Neue Market-Apps receivt

Was lese ich in der aktuellen c’t? „Da auf den neuen Receivern von AZBox nur Apps vernünftig laufen, die die Steuerung per Fernbedienung ermöglichen, wird es einen speziellen Market geben.“

Sehr hübsch und sprachpädagogisch wertvoll: Das ist mindestens grottenschlechtes, wenn nicht gar grottenolmschlechtes Deutsch. Schlechtes Deutsch verhält sich zu gutem Deutsch wie der Inhalt zur Form oder die TKÜV zur VDS. (Bescheuerter Vergleich).

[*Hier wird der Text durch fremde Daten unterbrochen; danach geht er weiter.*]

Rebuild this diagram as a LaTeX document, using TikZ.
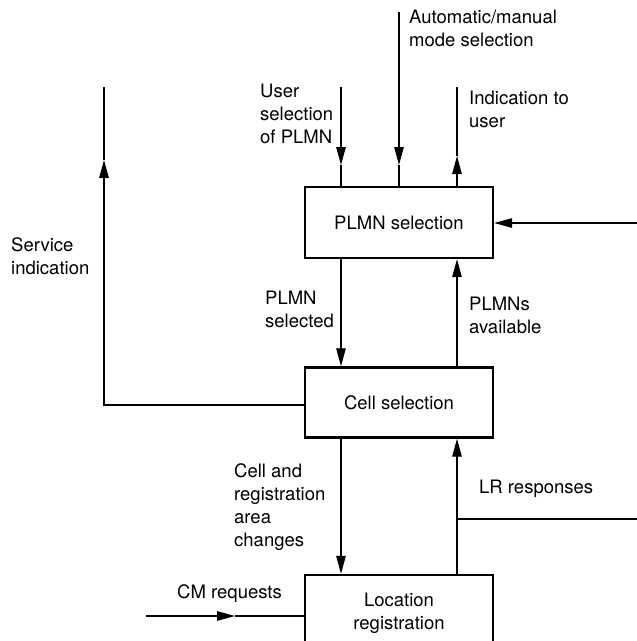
\documentclass[tikz,border=0pt]{standalone}
\usepackage{fontspec}
\setmainfont{TeX Gyre Heros}
\usetikzlibrary{arrows.meta}
\begin{document}
\begin{tikzpicture}[x=1pt,y=-1pt,
  txt/.style={font=\fontsize{18.5}{23}\selectfont},
  box/.style={txt, draw, line width=2.4pt, minimum width=188pt, minimum height=71pt, inner sep=0pt, align=center},
  con/.style={line width=1.2pt},
  tip/.style={-{Triangle[length=18pt,width=9.5pt]}},
  lbl/.style={txt, anchor=north west, inner sep=0pt, align=left}]
\useasboundingbox (0,0) rectangle (637,641);
\clip (0,0) rectangle (637,641);
% boxes
\node[box] (plmn) at (399,222.5) {PLMN selection};
\node[box, minimum height=70pt] (cell) at (399,402.5) {\raisebox{-3.5pt}{Cell selection}};
\node[box, minimum height=76pt] (loc) at (399,613) {Location\\registration};
% helper coordinates
\coordinate (lx) at (341,0);
\coordinate (rx) at (457,0);
\coordinate (usrtop) at (341,87);
\coordinate (usrtip) at (341,165);
\coordinate (autotop) at (399,12);
\coordinate (autotip) at (399,165);
\coordinate (indtop) at (457,87);
\coordinate (indtip) at (457,156);
\coordinate (rin) at (637,223);
\coordinate (svtop) at (104,87);
\coordinate (svtip) at (104,160);
\coordinate (svpt) at (104,405);
\coordinate (lrr) at (637,519);
\coordinate (cm) at (146,616);
\coordinate (cmtip) at (235,616);
% connectors
\draw[con,tip] (usrtop) -- (usrtip);
\draw[con] (usrtip) -- (usrtop |- plmn.north);
\draw[con,tip] (autotop) -- (autotip);
\draw[con] (autotip) -- (autotop |- plmn.north);
\draw[con,tip] (indtop |- plmn.north) -- (indtip);
\draw[con] (indtip) -- (indtop);
\draw[con,tip] (rin) -- (rin -| plmn.east);
\draw[con,tip] (lx |- plmn.south) -- (lx |- cell.north);
\draw[con,tip] (rx |- cell.north) -- (rx |- plmn.south);
\draw[con,tip] (svpt -| cell.west) -- (svpt) -- (svtip);
\draw[con] (svtip) -- (svtop);
\draw[con,tip] (lx |- cell.south) -- (lx |- loc.north);
\draw[con,tip] (rx |- loc.north) -- (rx |- cell.south);
\draw[con] (lrr -| rx) -- (lrr);
\draw[con,tip] (cm) -- (cmtip);
\draw[con] (cmtip) -- (cm -| loc.west);
% labels
\node[lbl] (lauto) at (409,9.7) {Automatic/manual\\mode selection};
\node[lbl] (lusr) at (260,83.7) {User\\selection\\of PLMN};
\node[lbl] (lind) at (469,90.5) {Indication to\\user};
\node[lbl] (lsv) at (11,237) {Service\\indication};
\node[lbl] (lpsel) at (265,291) {PLMN\\selected};
\node[lbl] (lpav) at (469,297) {PLMNs\\available};
\node[lbl] (lcr) at (234,463) {Cell and\\registration\\area\\changes};
\node[lbl] (llr) at (479,480) {LR responses};
\node[lbl] (lcm) at (177,584) {CM requests};
\end{tikzpicture}
\end{document}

Schlecht ist Deutsch dann, wenn man es nicht versteht. „Man“ meint nicht den des Denglischen mächtigen Geek und Nerd, sondern alle. Der oben zitierte Satz bedarf einer Korrektur (ich drücke mich nur so geschraubt aus, weil ich möglichst viele Verben verbrauchen will, die des Genitivs bedürfen.)

Weil Opa nur ein Bein hat, kann er nicht schnell laufen. Ein Kausalsatz am Anfang führt die wohlwollenden Leserinnen und geneigten Leser meistens in die logische Irre: Weil irgendetwas so ist – jetzt schwärmt der in Jahrmillionen der Evolution spezialisierte Intellekt des Homo Sapiens wie ein Ameisenhaufen assoziativ aus -, kann alles mögliche passieren: Weil Opa nur ein Bein hat, kann vielleicht auch ein Säbelzahntiger um die Ecke biegen, was dieses oder jenes höhere Wesen verhüten möge. Besser ist es, zunächst das, was geschieht, dem Publikum mitzuteilen, und danach mit der dialektischen Logik, welche Folgen das Seiende nach sich zöge, fortzufahren.

Wer tut was? Auf den neuen Receivern – o je, was ist das denn? Rehßiever? Empänger? Der Begünstigte eines Seefrachtvertrages scheidet aus; also nehmen wir an, es handelt sich um ein „ein Gerät oder eine spezifische Baugruppe, die ein Antennensignal entstört, verstärkt und demoduliert“. Grandios erklärt, versteht nur immer noch keiner.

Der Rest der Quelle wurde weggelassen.